Один из моих коллег по кафедре физвоспитания, Вениамин Шорохов, написал потом о моем легкомыслии того времени:
Непостижимо, как он уцелел,
Наш Кузнецов, в период сталинизма,
Уж очень он в суждениях левых смел,
Член партии, противник коммунизма.
И вот ректор приглашает меня и дает полистать папочку, где собраны доносы на меня: на летних практиках вел со студентами антисоветские разговоры, критически отзывался о Владимире Ильиче Ленине, на политзанятиях вместо положенной темы рассказывал студентам о царских орденах и так далее. Подписаны доносы псевдонимами.
– Вы неосторожны, Александр Александрович, к вам, как к писателю, прислушиваются, и то, что вы скажете, быстро распространяется по институту, – зашелестел своим змеиным голосом ректор. – Этим вы ставите меня в затруднительное положение. Я хотел бы быть вашим другом, но тут дело очень серьезно. Преподаватель в вузе ведет антисоветскую агитацию и пропаганду. Я обязан дать ход делу, ведь есть статья Уголовного кодекса о недонесении.

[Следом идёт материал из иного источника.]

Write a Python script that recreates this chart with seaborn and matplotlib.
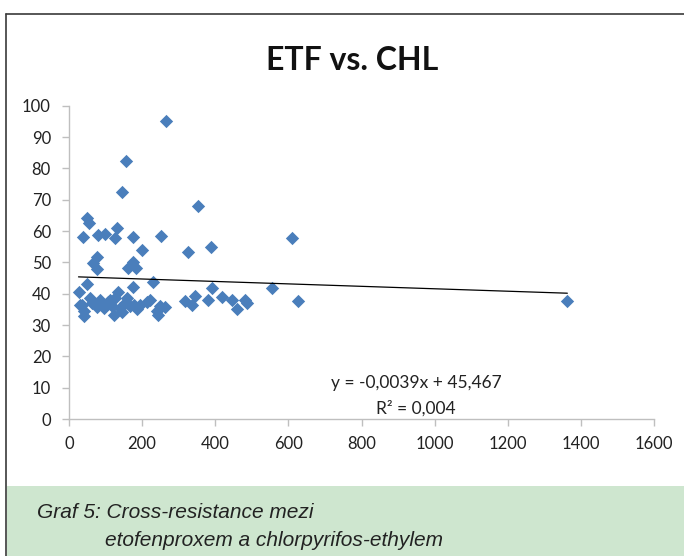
import numpy as np
import pandas as pd
import matplotlib.pyplot as plt
import matplotlib as mpl
import seaborn as sns

sns.set_style("ticks")
plt.rcParams["font.family"] = ["Lato", "DejaVu Sans"]

## DATA
etf_values = [265, 155, 146, 354, 49, 56, 39, 80, 99, 130, 126, 175, 251, 325, 388,
              609, 199, 76, 67, 76, 175, 160, 184, 229, 49, 174, 391, 555, 626, 1363,
              26, 135, 35, 40, 40, 58, 76, 95, 99, 113, 117, 122, 127, 145, 158,
              167, 186, 195, 213, 222, 240, 243, 249, 263, 318, 336, 345, 381, 418, 445,
              459, 482, 486, 86, 140, 177, 31, 62, 106, 152]
chl_values = [95, 82.5, 72.5, 68, 64, 62.5, 58.2, 58.6, 59.1, 60.9, 57.7, 58.1, 58.3, 53.4, 55,
              57.9, 53.8, 51.6, 49.8, 48, 50.1, 48.2, 48.1, 43.8, 43.2, 42.2, 41.9, 41.9, 37.6, 37.6,
              40.5, 40.5, 36.5, 34.5, 33.0, 38.5, 35.8, 35.5, 36.2, 38, 36, 33.2, 38.5, 34, 38.5,
              36, 35, 36.5, 37.5, 38, 34.5, 33.2, 36, 35.8, 37.6, 36.5, 39.2, 38, 39, 38,
              35, 38, 37, 38, 35.3, 36.5, 36.5, 37, 37.5, 37]
trend_slope = -0.0039
trend_intercept = 45.467
trend_r2 = 0.004

x_ticks = [0, 200, 400, 600, 800, 1000, 1200, 1400, 1600]
y_ticks = [0, 10, 20, 30, 40, 50, 60, 70, 80, 90, 100]

df = pd.DataFrame({"etf": etf_values, "chl": chl_values})

## PLOT
W, H = 684, 556
fig = plt.figure(figsize=(W / 100, H / 100), dpi=100)
ax = fig.add_axes([69 / W, 1 - 419 / H, (654 - 69) / W, (419 - 105.7) / H])

# trendline over the data range
tx = np.array([df["etf"].min(), df["etf"].max()])
ax.plot(tx, trend_slope * tx + trend_intercept, color="black", lw=0.9, zorder=3)

sns.scatterplot(data=df, x="etf", y="chl", ax=ax, marker="D", s=46,
                color="#4a7ebb", linewidth=0, zorder=2)

ax.set_xlim(0, 1600)
ax.set_ylim(0, 100)
ax.set_xticks(x_ticks)
ax.set_yticks(y_ticks)
ax.set_xlabel("")
ax.set_ylabel("")
for side in ["top", "right"]:
    ax.spines[side].set_visible(False)
for side in ["left", "bottom"]:
    ax.spines[side].set_color("#bfbfbf")
    ax.spines[side].set_linewidth(1.0)
ax.tick_params(axis="both", direction="out", length=5, width=1.0, color="#bfbfbf",
               labelsize=12, labelcolor="#222222")
ax.tick_params(axis="x", pad=7)
ax.tick_params(axis="y", pad=8)

eq = f"y = {trend_slope}x + {trend_intercept}".replace(".", ",")
ax.text(0.593, 0.115, eq, transform=ax.transAxes, ha="center", va="center",
        fontsize=12.5, color="#222222")
ax.text(0.593, 0.035, f"R² = {trend_r2}".replace(".", ","), transform=ax.transAxes,
        ha="center", va="center", fontsize=12.5, color="#222222")

fig.text(352 / W, 1 - 61 / H, "ETF vs. CHL", ha="center", va="center",
         fontsize=23, fontweight="bold", color="#111111")

# frame and caption box
fig.add_artist(mpl.patches.Rectangle((7 / W, 0), 1, (H - 486) / H,
                                     transform=fig.transFigure, facecolor="#cee6cf",
                                     edgecolor="none", zorder=0))
fig.add_artist(mpl.lines.Line2D([6 / W, 1], [1 - 14 / H, 1 - 14 / H],
                                transform=fig.transFigure, color="#3a3a3a", lw=1.2))
fig.add_artist(mpl.lines.Line2D([6 / W, 6 / W], [0, 1 - 14 / H],
                                transform=fig.transFigure, color="#3a3a3a", lw=1.2))

cap_font = ["Liberation Sans Narrow", "Liberation Sans", "DejaVu Sans"]
fig.text(37 / W, 1 - 513 / H, "Graf 5: Cross-resistance mezi", ha="left", va="center",
         fontsize=15, style="italic", family=cap_font, color="#222222")
fig.text(105 / W, 1 - 540 / H, "etofenproxem a chlorpyrifos-ethylem", ha="left",
         va="center", fontsize=15, style="italic", family=cap_font, color="#222222")

fig.savefig("out.png", dpi=100)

Он сделал паузу и рассматривал меня, как удав кролика. Наверно, я и впрямь выглядел жалко, осознав, что это статья 58-я, десять лет, как минимум. И тогда он прямо предложил: я приношу ему все экземпляры рукописи и обязуюсь повесть без его согласия не издавать, а он кладет эту папку под сукно.
– Но… – начал я, однако он меня перебил, осклабясь:
– Жду вас завтра.
Но я все-таки сказал:
– Значит, мы решаем дело, так сказать, по-джентльменски.
– Да, именно так.
Но я ему не верил. Джентльмены не занимаются шантажом. Так и вышло, рукопись я ему принес, и больше он меня в упор не видел. Секретарша меня к нему не пускала, когда я встречал его в коридоре, он меня не замечал. Я стал плохо спать и пошел посоветоваться с Ремом Викторовичем Хохловым, ректором МГУ. Мы с ним были знакомы по горам. Он сказал, чтобы я втихаря снялся с партучета и уволился.